■ SHORT TASK ■
Without the pictures, return all of the material exactly as written.

■ SUPPLIED MATERIAL ■
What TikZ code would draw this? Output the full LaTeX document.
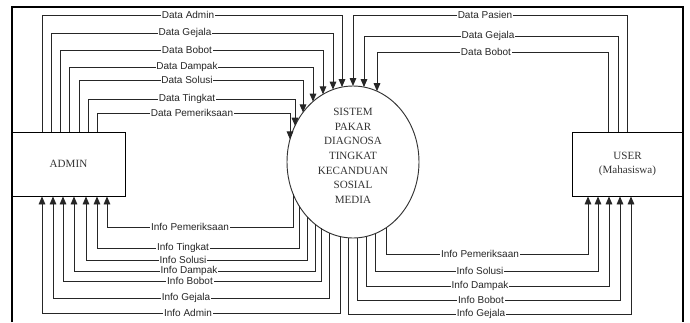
\documentclass[tikz,border=0pt]{standalone}
\usepackage{fontspec}
\setmainfont{Liberation Serif}
\newfontfamily\labfont{Liberation Sans}
\usetikzlibrary{arrows.meta,shapes.geometric}
\begin{document}
\begin{tikzpicture}[x=0.75pt,y=-0.75pt,
  flow/.style={draw=black!85,line width=0.7pt},
  arr/.style={flow,-{Triangle[length=6pt,width=5pt]}},
  lab/.style={fill=white,inner sep=0.6pt,font=\labfont\fontsize{7.5}{8}\selectfont,text=black!85},
  entity/.style={draw,line width=0.7pt,rectangle,inner sep=0pt,minimum height=48pt,
    font=\fontsize{8.3}{11}\selectfont,text=black!80,align=center},
  proc/.style={draw=black!80,line width=0.7pt,ellipse,inner sep=0pt,minimum width=99pt,minimum height=114pt},
  systext/.style={font=\fontsize{8.3}{11}\selectfont,text=black!80,align=center,inner sep=0pt},
  frameline/.style={line width=1.5pt}]
\useasboundingbox (0,0) rectangle (690,322);

% entities and process
\node[entity,minimum width=84.75pt] (admin) at (68.5,164) {ADMIN};
\node[entity,minimum width=83.25pt] (user) at (627.5,164) {USER\\(Mahasiswa)};
\node[proc] (sys) at (353,162) {};
\node[systext] (systxt) at (353,156) {SISTEM\\PAKAR\\DIAGNOSA\\TINGKAT\\KECANDUAN\\SOSIAL\\MEDIA};

% outer frame
\draw[frameline] (12,322) -- (12,7) -- (683,7) -- (683,322);

% ADMIN -> system (data)
\foreach \xl/\yy/\xr/\txt/\lx [count=\i] in {
  42/15/342/Data Admin/188,
  51/33/333/Data Gejala/185,
  60/50/323/Data Bobot/187,
  69/67/313/Data Dampak/187,
  79/80/303/Data Solusi/187,
  88/99/295/Data Tingkat/187,
  97/113/290/Data Pemeriksaan/192} {
  \pgfmathsetmacro\ey{162-76*sqrt(1-((\xr-353)/66)^2)}
  \draw[arr] (admin.north -| \xl,0) |- (\xr,\yy) -- (\xr,\ey);
  \node[lab] (ad\i) at (\lx,\yy) {\txt};
}

% system -> ADMIN (info)
\foreach \xl/\yy/\xr/\txt/\lx [count=\i] in {
  107/227/293/Info Pemeriksaan/190,
  97/248/299/Info Tingkat/183,
  86/260/307/Info Solusi/183,
  74/271/315/Info Dampak/189,
  63/281/321/Info Bobot/190,
  53/298/329/Info Gejala/186,
  42/313/340/Info Admin/188} {
  \pgfmathsetmacro\ey{162+76*sqrt(1-((\xr-353)/66)^2)}
  \draw[arr] (\xr,\ey) |- (\xl,\yy) -- (admin.south -| \xl,0);
  \node[lab] (ai\i) at (\lx,\yy) {\txt};
}

% USER -> system (data)
\foreach \xl/\yy/\xr/\txt/\lx [count=\i] in {
  353/15/627/Data Pasien/485,
  364/36/618/Data Gejala/488,
  377/52/608/Data Bobot/486} {
  \pgfmathsetmacro\ey{162-76*sqrt(1-((\xl-353)/66)^2)}
  \draw[arr] (user.north -| \xr,0) |- (\xl,\yy) -- (\xl,\ey);
  \node[lab] (ud\i) at (\lx,\yy) {\txt};
}

% system -> USER (info)
\foreach \xl/\yy/\xr/\txt/\lx [count=\i] in {
  386/254/588/Info Pemeriksaan/480,
  375/271/598/Info Solusi/480,
  366/286/609/Info Dampak/480,
  357/300/620/Info Bobot/481,
  348/314/631/Info Gejala/481} {
  \pgfmathsetmacro\ey{162+76*sqrt(1-((\xl-353)/66)^2)}
  \draw[arr] (\xl,\ey) |- (\xr,\yy) -- (user.south -| \xr,0);
  \node[lab] (ui\i) at (\lx,\yy) {\txt};
}
\end{tikzpicture}
\end{document}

■ IN RESPONSE ■
What TikZ code would draw this? Output the full LaTeX document.
\documentclass[tikz,border=0pt]{standalone}
\usepackage{fontspec}
\setmainfont{Liberation Serif}
\newfontfamily\labfont{Liberation Sans}
\usetikzlibrary{arrows.meta,shapes.geometric}
\begin{document}
\begin{tikzpicture}[x=0.75pt,y=-0.75pt,
  flow/.style={draw=black!85,line width=0.7pt},
  arr/.style={flow,-{Triangle[length=6pt,width=5pt]}},
  lab/.style={fill=white,inner sep=0.6pt,font=\labfont\fontsize{7.5}{8}\selectfont,text=black!85},
  entity/.style={draw,line width=0.7pt,rectangle,inner sep=0pt,minimum height=48pt,
    font=\fontsize{8.3}{11}\selectfont,text=black!80,align=center},
  proc/.style={draw=black!80,line width=0.7pt,ellipse,inner sep=0pt,minimum width=99pt,minimum height=114pt},
  systext/.style={font=\fontsize{8.3}{11}\selectfont,text=black!80,align=center,inner sep=0pt},
  frameline/.style={line width=1.5pt}]
\useasboundingbox (0,0) rectangle (690,322);

% entities and process
\node[entity,minimum width=84.75pt] (admin) at (68.5,164) {ADMIN};
\node[entity,minimum width=83.25pt] (user) at (627.5,164) {USER\\(Mahasiswa)};
\node[proc] (sys) at (353,162) {};
\node[systext] (systxt) at (353,156) {SISTEM\\PAKAR\\DIAGNOSA\\TINGKAT\\KECANDUAN\\SOSIAL\\MEDIA};

% outer frame
\draw[frameline] (12,322) -- (12,7) -- (683,7) -- (683,322);

% ADMIN -> system (data)
\foreach \xl/\yy/\xr/\txt/\lx [count=\i] in {
  42/15/342/Data Admin/188,
  51/33/333/Data Gejala/185,
  60/50/323/Data Bobot/187,
  69/67/313/Data Dampak/187,
  79/80/303/Data Solusi/187,
  88/99/295/Data Tingkat/187,
  97/113/290/Data Pemeriksaan/192} {
  \pgfmathsetmacro\ey{162-76*sqrt(1-((\xr-353)/66)^2)}
  \draw[arr] (admin.north -| \xl,0) |- (\xr,\yy) -- (\xr,\ey);
  \node[lab] (ad\i) at (\lx,\yy) {\txt};
}

% system -> ADMIN (info)
\foreach \xl/\yy/\xr/\txt/\lx [count=\i] in {
  107/227/293/Info Pemeriksaan/190,
  97/248/299/Info Tingkat/183,
  86/260/307/Info Solusi/183,
  74/271/315/Info Dampak/189,
  63/281/321/Info Bobot/190,
  53/298/329/Info Gejala/186,
  42/313/340/Info Admin/188} {
  \pgfmathsetmacro\ey{162+76*sqrt(1-((\xr-353)/66)^2)}
  \draw[arr] (\xr,\ey) |- (\xl,\yy) -- (admin.south -| \xl,0);
  \node[lab] (ai\i) at (\lx,\yy) {\txt};
}

% USER -> system (data)
\foreach \xl/\yy/\xr/\txt/\lx [count=\i] in {
  353/15/627/Data Pasien/485,
  364/36/618/Data Gejala/488,
  377/52/608/Data Bobot/486} {
  \pgfmathsetmacro\ey{162-76*sqrt(1-((\xl-353)/66)^2)}
  \draw[arr] (user.north -| \xr,0) |- (\xl,\yy) -- (\xl,\ey);
  \node[lab] (ud\i) at (\lx,\yy) {\txt};
}

% system -> USER (info)
\foreach \xl/\yy/\xr/\txt/\lx [count=\i] in {
  386/254/588/Info Pemeriksaan/480,
  375/271/598/Info Solusi/480,
  366/286/609/Info Dampak/480,
  357/300/620/Info Bobot/481,
  348/314/631/Info Gejala/481} {
  \pgfmathsetmacro\ey{162+76*sqrt(1-((\xl-353)/66)^2)}
  \draw[arr] (\xl,\ey) |- (\xr,\yy) -- (user.south -| \xr,0);
  \node[lab] (ui\i) at (\lx,\yy) {\txt};
}
\end{tikzpicture}
\end{document}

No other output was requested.